Buch: Ganz im Gegenteil: Wir wollen, dass sie bleiben. Genau das ist es, was wir hinkriegen wollen, wenn wir sagen, wir wollen den Ort lebenswerter machen. Ein grundlegendes Ziel des Initiativkreises Ruhr ist es ja, die Lebensqualität der Menschen im Ruhrgebiet zu erhöhen.

Viele Kommunen im Ruhrgebiet ächzen unter einer hohen Schuldenlast. Sind umso mehr Organisationen wie der Initiativkreis Ruhr gefordert?

Buch: Wir können diese großen strukturellen Probleme nicht allein lösen, sondern lediglich mitwirken und Impulse geben. Es ist zum Bespiel wichtig, dass die Städte über einen Schuldenschnitt wieder in die Lage versetzt werden, ihre Arbeit zu machen.
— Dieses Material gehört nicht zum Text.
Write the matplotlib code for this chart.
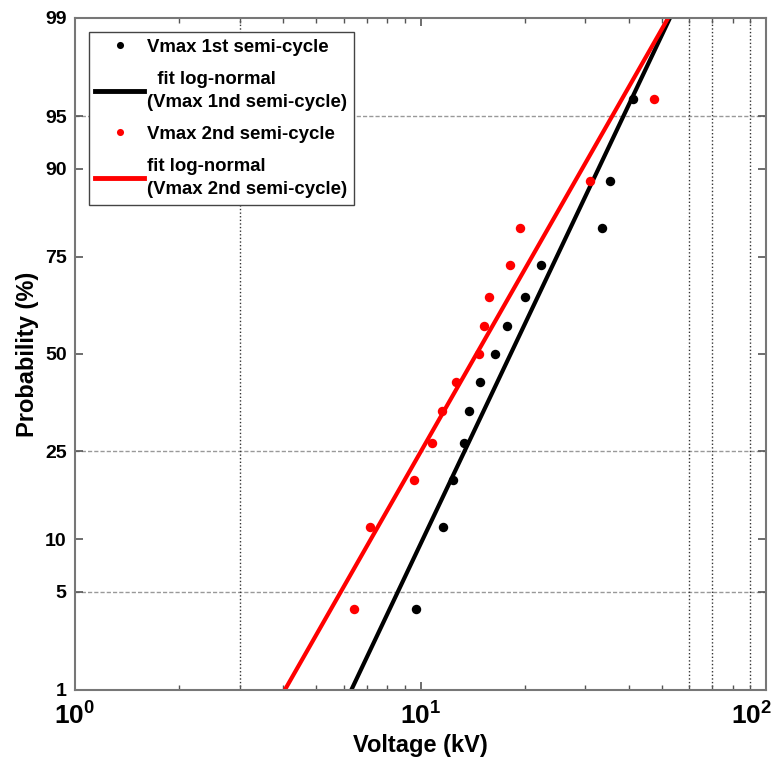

Viele Kommunen sind unverschuldet in finanzielle Not geraten. Jetzt kommt Corona hinzu mit entsprechenden Gewerbesteuereinbrüchen. Klar ist: Wir brauchen handlungsfähige Städte. Hier sind Bund und Land gefordert.

Der Initiativkreis Ruhr hat sich dafür eingesetzt, die Olympischen Spiele 2032 in die Region zu holen. Aber die Chancen stehen denkbar schlecht. Betrübt Sie das?

Buch: Meine persönliche Meinung ist: Olympia an Rhein und Ruhr bleibt eine gute Idee, und es gibt ein tolles Konzept, das sehr konsequent auf Nachhaltigkeit setzt. Aus der Vergangenheit wissen wir: Die Spiele können ein Turbo für die Erneuerung der Infrastruktur sein. Es geht hier also auch um das Thema, das uns besonders am Herzen liegt.

Maurer: Aber es gibt keinen Grund, Trübsal zu blasen. Jetzt erst recht: Unsere Idee, ein neues lebenswertes Stadtviertel im Ruhrgebiet zu schaffen, funktioniert auch ohne Olympia.